Speaking to reporters after his speech, Walsh said he believes that Trump selecting Vance as his running mate hurt the GOP ticket’s chances with independent and Republican voters on the fence. 

“There would not be this movement, I’d argue,” Walsh told reporters, if Trump didn’t select Vance and “double down on ugly, ugly MAGA.” 

He added that Harris “ain’t a flaming lib,” which he intended as a compliment.

“She’s not a crazy lib,” he told reporters. “That’s not who she is, and she can’t get elected that way.”

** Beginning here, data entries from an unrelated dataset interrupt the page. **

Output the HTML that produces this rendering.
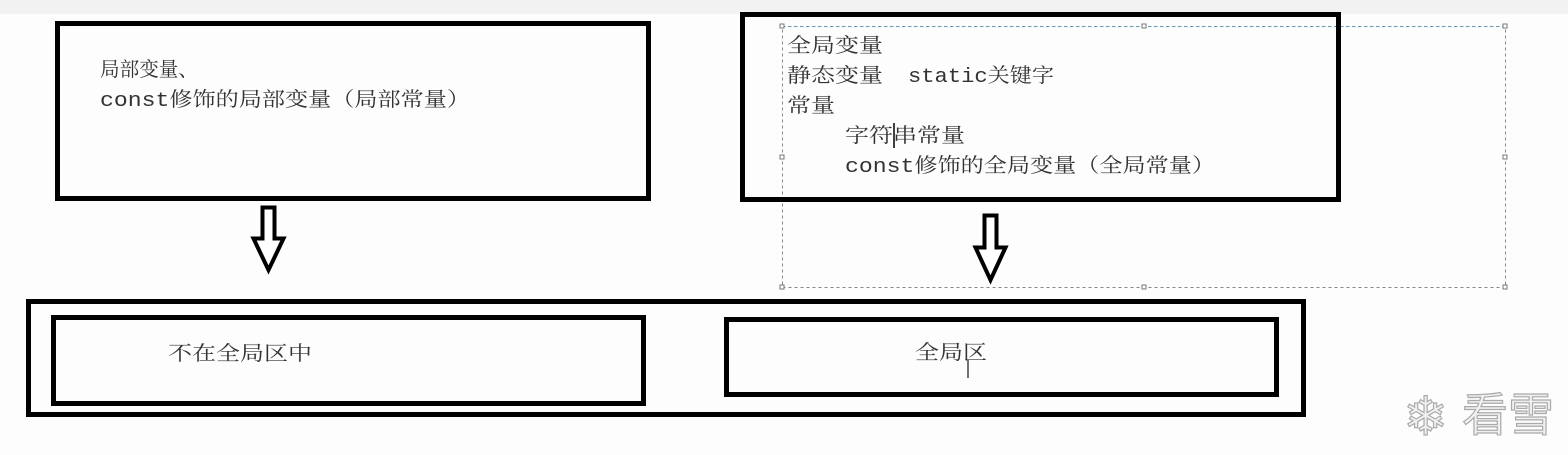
<!DOCTYPE html>
<html><head><meta charset="utf-8"><style>
html,body{margin:0;padding:0;background:#fdfdfd;}
svg{display:block}
text{font-family:"Liberation Mono","Noto Serif CJK SC","Noto Sans CJK SC",monospace;font-size:20px;fill:#333;}
</style></head><body>
<svg width="1568" height="455" viewBox="0 0 1568 455" xmlns="http://www.w3.org/2000/svg">
<rect x="0" y="0" width="1568" height="455" fill="#fdfdfd"/>
<rect x="0" y="0" width="1568" height="14" fill="#f2f2f2"/>
<!-- selection -->
<rect x="782.5" y="26.5" width="723" height="261" fill="none" stroke="#888" stroke-dasharray="3,3" stroke-width="1"/>
<line x1="782" y1="26.5" x2="1506" y2="26.5" stroke="#4aa3e0" stroke-dasharray="3,3"/>
<g fill="#fff" stroke="#777" stroke-width="1">
<rect x="780" y="24" width="4" height="4"/><rect x="1142" y="24" width="4" height="4"/><rect x="1503" y="24" width="4" height="4"/>
<rect x="780" y="155" width="4" height="4"/><rect x="1503" y="155" width="4" height="4"/>
<rect x="780" y="285" width="4" height="4"/><rect x="1142" y="285" width="4" height="4"/><rect x="1503" y="285" width="4" height="4"/>
</g>
<!-- top boxes -->
<rect x="57.5" y="23.5" width="591" height="175" fill="none" stroke="#000" stroke-width="5"/>
<rect x="742.5" y="14.5" width="596" height="185" fill="none" stroke="#000" stroke-width="5"/>
<text x="100" y="76" textLength="98" lengthAdjust="spacingAndGlyphs">局部变量、</text>
<text x="100" y="106" textLength="370" lengthAdjust="spacingAndGlyphs">const修饰的局部变量（局部常量）</text>
<text x="787" y="52" textLength="96" lengthAdjust="spacingAndGlyphs">全局变量</text>
<text x="787" y="82" textLength="96" lengthAdjust="spacingAndGlyphs">静态变量</text>
<text x="908" y="82" textLength="146" lengthAdjust="spacingAndGlyphs">static关键字</text>
<text x="787" y="112" textLength="48" lengthAdjust="spacingAndGlyphs">常量</text>
<text x="845" y="142" textLength="120" lengthAdjust="spacingAndGlyphs">字符串常量</text>
<line x1="894" y1="123" x2="894" y2="148" stroke="#000" stroke-width="1.5"/>
<text x="845" y="172" textLength="370" lengthAdjust="spacingAndGlyphs">const修饰的全局变量（全局常量）</text>
<!-- arrows -->
<path d="M262.5,207.5 H274.5 V238.5 H283.5 L268.5,270 L253.5,238.5 H262.5 Z" fill="#fff" stroke="#000" stroke-width="4"/>
<path d="M984.5,215.5 H996.5 V247.5 H1005.5 L990.5,280 L975.5,247.5 H984.5 Z" fill="#fff" stroke="#000" stroke-width="4"/>
<!-- bottom -->
<rect x="28.5" y="301.5" width="1275" height="113" fill="none" stroke="#000" stroke-width="5"/>
<rect x="53.5" y="317.5" width="590" height="86" fill="none" stroke="#000" stroke-width="5"/>
<rect x="726.5" y="319.5" width="550" height="75" fill="none" stroke="#000" stroke-width="5"/>
<text x="168" y="360" textLength="144" lengthAdjust="spacingAndGlyphs">不在全局区中</text>
<text x="915" y="359" textLength="72" lengthAdjust="spacingAndGlyphs">全局区</text>
<line x1="968" y1="360" x2="968" y2="378" stroke="#444" stroke-width="1.5"/>
<!-- watermark -->
<text x="1403" y="435" style="font-size:54px;fill:#f0f0f0;stroke:#aaa;stroke-width:1.2;font-family:'Noto Sans CJK SC',sans-serif">❄</text>
<text x="1462" y="431" textLength="92" lengthAdjust="spacingAndGlyphs" style="font-size:46px;fill:#f0f0f0;stroke:#aaa;stroke-width:1.2;font-family:'Noto Sans CJK SC',sans-serif">看雪</text>
</svg>
</body></html>
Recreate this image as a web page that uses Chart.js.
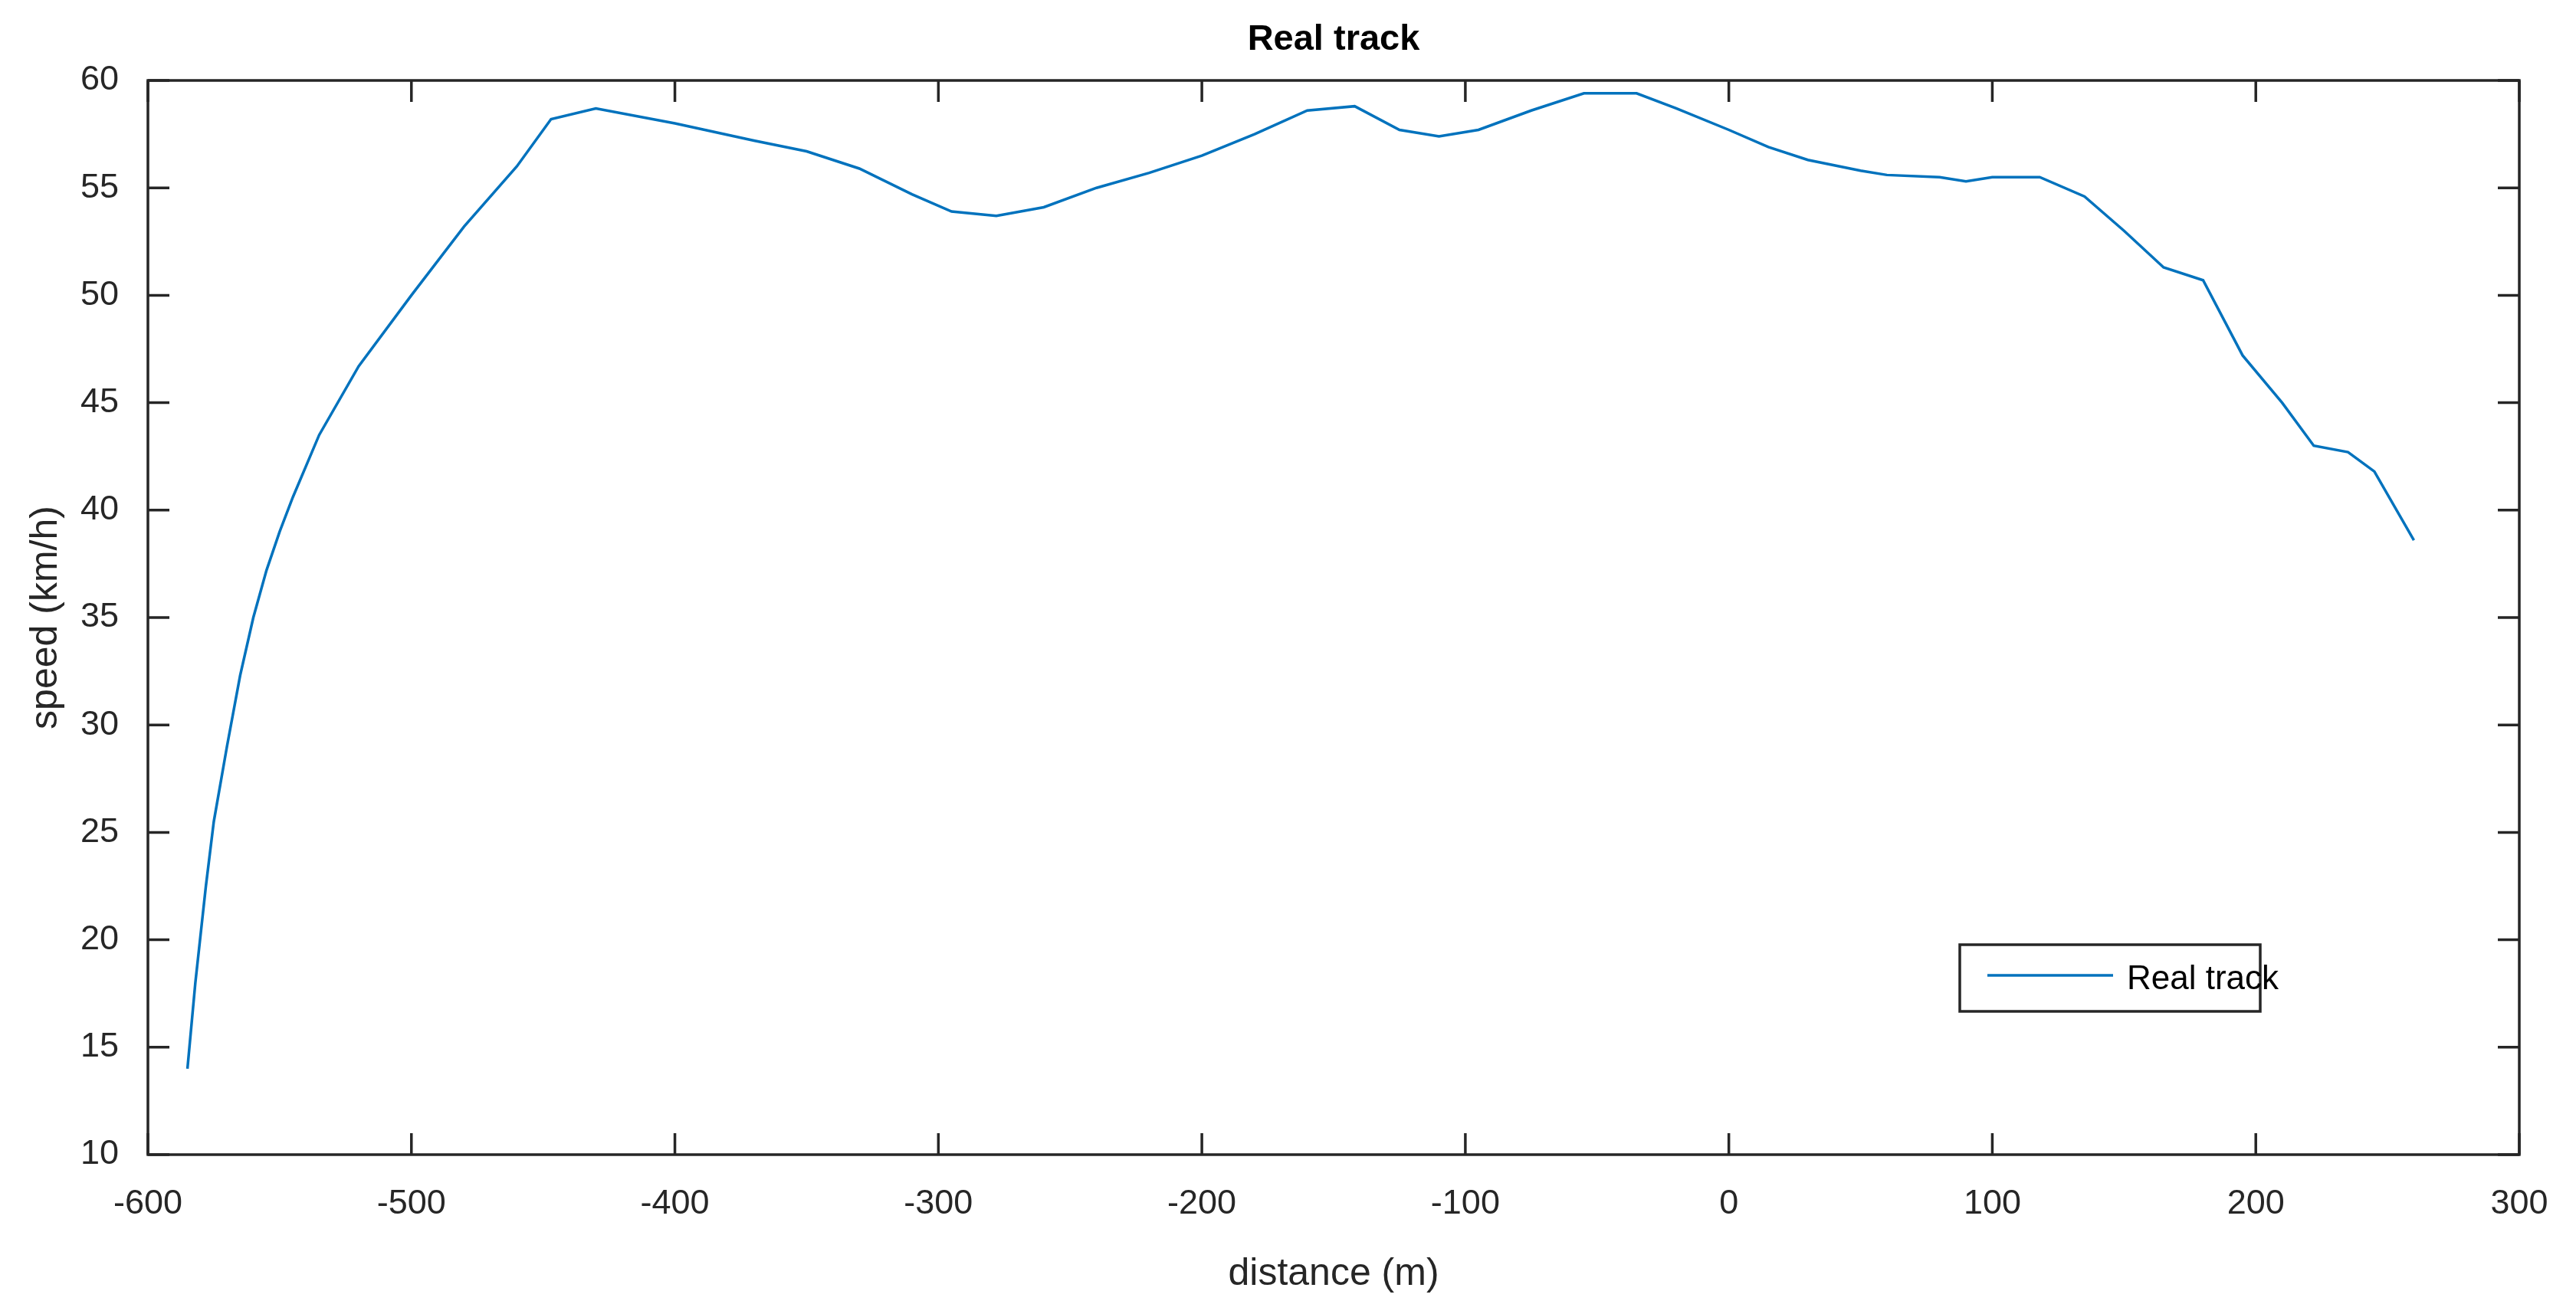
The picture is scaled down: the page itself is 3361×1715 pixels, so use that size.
<!DOCTYPE html>
<html>
<head>
<meta charset="utf-8">
<script src="https://cdn.jsdelivr.net/npm/chart.js@4"></script>
<style>
html, body { margin: 0; padding: 0; background: #fff; }
#wrap { width: 3361px; height: 1715px; }
</style>
</head>
<body>
<div id="wrap"><canvas id="trackChart"></canvas></div>
<script>
var distance = [-585, -582, -578, -575, -570, -565, -560, -555, -550, -545, -535, -520, -500, -480, -460, -447, -430, -400, -370, -350, -330, -310, -295, -278, -260, -240, -220, -200, -180, -160, -142, -125, -110, -95, -75, -55, -35, -20, 0, 15, 30, 50, 60, 80, 90, 100, 118, 135, 150, 165, 180, 195, 210, 222, 235, 245, 260];
var speed = [14, 18, 22.5, 25.5, 29, 32.3, 35, 37.2, 39, 40.6, 43.5, 46.7, 50, 53.2, 56, 58.2, 58.7, 58, 57.2, 56.7, 55.9, 54.7, 53.9, 53.7, 54.1, 55, 55.7, 56.5, 57.5, 58.6, 58.8, 57.7, 57.4, 57.7, 58.6, 59.4, 59.4, 58.7, 57.7, 56.9, 56.3, 55.8, 55.6, 55.5, 55.3, 55.5, 55.5, 54.6, 53, 51.3, 50.7, 47.2, 45, 43, 42.7, 41.8, 38.6];
var seriesName = "Real track";
var lineColor = '#0072BD';
var fontFam = '"Liberation Sans", Arial, sans-serif';

var points = distance.map(function (d, i) { return { x: d, y: speed[i] }; });

// box, inward ticks, title and legend drawn like the original figure
var matlabLook = {
  id: 'matlabLook',
  afterDraw: function (chart) {
    var ctx = chart.ctx, a = chart.chartArea;
    var xs = chart.scales.x, ys = chart.scales.y;
    ctx.save();
    ctx.strokeStyle = '#262626';
    ctx.lineWidth = 3.5;
    ctx.strokeRect(a.left, a.top, a.right - a.left, a.bottom - a.top);
    ctx.beginPath();
    xs.ticks.forEach(function (t) {
      var px = xs.getPixelForValue(t.value);
      ctx.moveTo(px, a.bottom); ctx.lineTo(px, a.bottom - 28);
      ctx.moveTo(px, a.top); ctx.lineTo(px, a.top + 28);
    });
    ys.ticks.forEach(function (t) {
      var py = ys.getPixelForValue(t.value);
      ctx.moveTo(a.left, py); ctx.lineTo(a.left + 28, py);
      ctx.moveTo(a.right, py); ctx.lineTo(a.right - 28, py);
    });
    ctx.stroke();

    ctx.fillStyle = '#000';
    ctx.font = 'bold 47px ' + fontFam;
    ctx.textAlign = 'center';
    ctx.textBaseline = 'middle';
    ctx.fillText(seriesName, (a.left + a.right) / 2, 52);

    // legend box
    var lx = 2557, ly = 1233, lw = 392, lh = 87;
    ctx.fillStyle = '#fff';
    ctx.fillRect(lx, ly, lw, lh);
    ctx.strokeStyle = '#262626';
    ctx.lineWidth = 3.5;
    ctx.strokeRect(lx, ly, lw, lh);
    ctx.strokeStyle = lineColor;
    ctx.lineWidth = 3.5;
    ctx.beginPath();
    ctx.moveTo(lx + 36, ly + 40); ctx.lineTo(lx + 200, ly + 40);
    ctx.stroke();
    ctx.fillStyle = '#000';
    ctx.font = '44px ' + fontFam;
    ctx.textAlign = 'left';
    ctx.fillText(seriesName, lx + 218, ly + 46);
    ctx.restore();
  }
};

var ctxL = document.getElementById("trackChart").getContext('2d');
var trackChart = new Chart(ctxL, {
  type: 'line',
  data: {
    datasets: [{
      label: seriesName,
      data: points,
      borderColor: lineColor,
      borderWidth: 3.5,
      pointRadius: 0,
      fill: false,
      tension: 0
    }]
  },
  options: {
    responsive: true,
    maintainAspectRatio: false,
    animation: false,
    layout: { padding: { top: 105, right: 74, left: 0, bottom: 0 } },
    plugins: {
      legend: { display: false },
      title: { display: false },
      tooltip: { enabled: false }
    },
    scales: {
      x: {
        type: 'linear',
        min: -600, max: 300,
        grid: { display: false },
        border: { display: false },
        ticks: { stepSize: 100, color: '#262626', font: { family: fontFam, size: 45 }, padding: 30, maxRotation: 0 },
        title: { display: true, text: 'distance (m)', color: '#262626', font: { family: fontFam, size: 50 }, padding: { top: 4, bottom: 22 } },
        afterFit: function (s) { s.height = 208; }
      },
      y: {
        min: 10, max: 60,
        grid: { display: false },
        border: { display: false },
        ticks: { stepSize: 5, color: '#262626', font: { family: fontFam, size: 45 }, padding: 30 },
        title: { display: true, text: 'speed (km/h)', color: '#262626', font: { family: fontFam, size: 50 }, padding: { top: 30, bottom: 0 } },
        afterFit: function (s) { s.width = 193; }
      }
    }
  },
  plugins: [matlabLook]
});
</script>
</body>
</html>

Duncan told reporters that he thinks Harris is doing her part with fundraising and building coalitions attempting to appeal to the middle, seemingly a reference to Harris announcing different policy positions viewed as more moderate in comparison to her previous presidential campaign.

“At the end of the day, Donald Trump continues to make it harder for himself, because he continues to pick on folks like Brian Kemp, the governor of my home state, he’s a great conservative and trusted by both Democrats and Republicans, he continues to stick his foot in his mouth,” Duncan told reporters. 

Although Kemp and Trump have feuded publicly, Kemp is backing Trump’s candidacy for the White House, after not supporting him in the Republican Party primary election

Kemp was in Pennsylvania on Tuesday to campaign for Republican U.S. Senate candidate Dave McCormick in Delaware County.

In addition to a focus on Lancaster County, Womble said the Harris campaign believes that the four key markets where there are persuadable Republicans and independents are Allegheny, Butler and Erie counties; suburbs of Harrisburg; and Philadelphia’s collar counties.

The Harris campaign launched a new ad series in Pennsylvania on Tuesday aimed at rural and GOP voters who may not want to vote for Trump. It features farmer Bob Lange, of Malvern, Chester County, a lifelong Republican who voted for Trump twice, but said he’s switching to vote for Harris in November.  

Harris will be in Pittsburgh on Wednesday, while Vance is scheduled to be in Bucks County on Saturday. 

The presidential race in battleground Pennsylvania remains extremely close, with the latest poll from Marist showing Harris and Trump tied at 49% each.